With a huge bird list (which is ever increasing) till date he is currently one of the eminent bird watchers in India. Many of his works have been published in domestic and international publishings, books and newspapers.
Breathing life into the frozen moments of nature is what Soumyajit has been doing through his lenses for the last two decades. Trained as an architect, framing comes to him automatically and composition is his high plus point. Given his early schooling in art & painting, the basic concepts of composition and light always titillated his young brain. Being a self taught he strongly believes in the inherent sense of beauty which at all times, is the best guide than the bookish rules of photography. And he got ample opportunities to cross check his concepts with visiting stalwarts of this field. He valued the criticism of professionals as well as laymen and shaped his creativity accordingly. His photographs strike the very chord in the hearts of his audience urging them to react to the strong messages of nature conservation.
Soumyajit had been long drawn by the mystic world of animals and their natural habitat, the jungle. Coupled with this love for nature and unending patience he makes the right individual to practice wildlife photography. The photographs clicked by him play an integral part in altering the monstrosity of the creatures and highlighting their vulnerability.
Soumyajit is currently whetting his tiger tracking skills especially in the Indian Sunderban, exploring the enigmatic mangroves in a whole new light and bringing the wildlife lovers one step closer to the exotic species of Indian Sunderban not only this but also he shares his knowledge with the clients to ensure that they understand better and the awareness is propagated properly. Having said this, it is needless to mention that not only the tigers of Sunderban, Soumyajit’s erudition about other species of the land of Sundari trees is no doubt remarkable for he has acquired such extensive understanding by spending substantial amount of time in the mysterious mangroves, thus playing a key role in rebuilding the forests and providing protection to its inhabitants.

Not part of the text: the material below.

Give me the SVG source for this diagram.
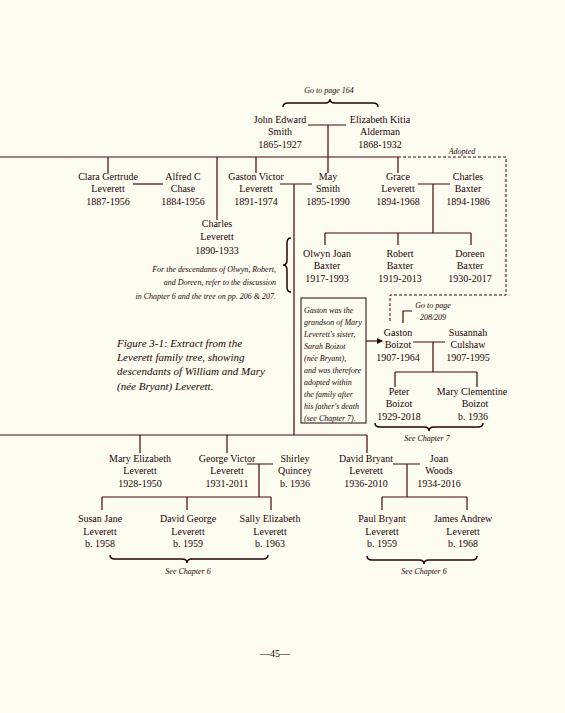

“Love looks not with the eyes, But with the mind; And therefore is winged Cupid painted blind.”
His love for tigers is unfathomable. The books of Sir Jim Corbett and of course the wanderlust always made him yearn to be at one with nature, the very thought of observing and photographing the majestic Bengal tigers “filled up his senses like a storm in the desert”, the burning eyes of the majestic beast have lured him to leave his job as an IT professional and made him delve deep into the tangled heart of the forests and breath in the redolence of the jungles. Managing partner, Tamanud Mitra developed a strong understanding of nature and its components, first from the books of Sir Jim Corbett and then by absorbing the jungle lore in the Indian jungles over a considerable period of time, his perseverance and strong determination to walk on the path of his long cherished dream have led him into being an excellent, self-taught tiger tracker and a good enough photographer.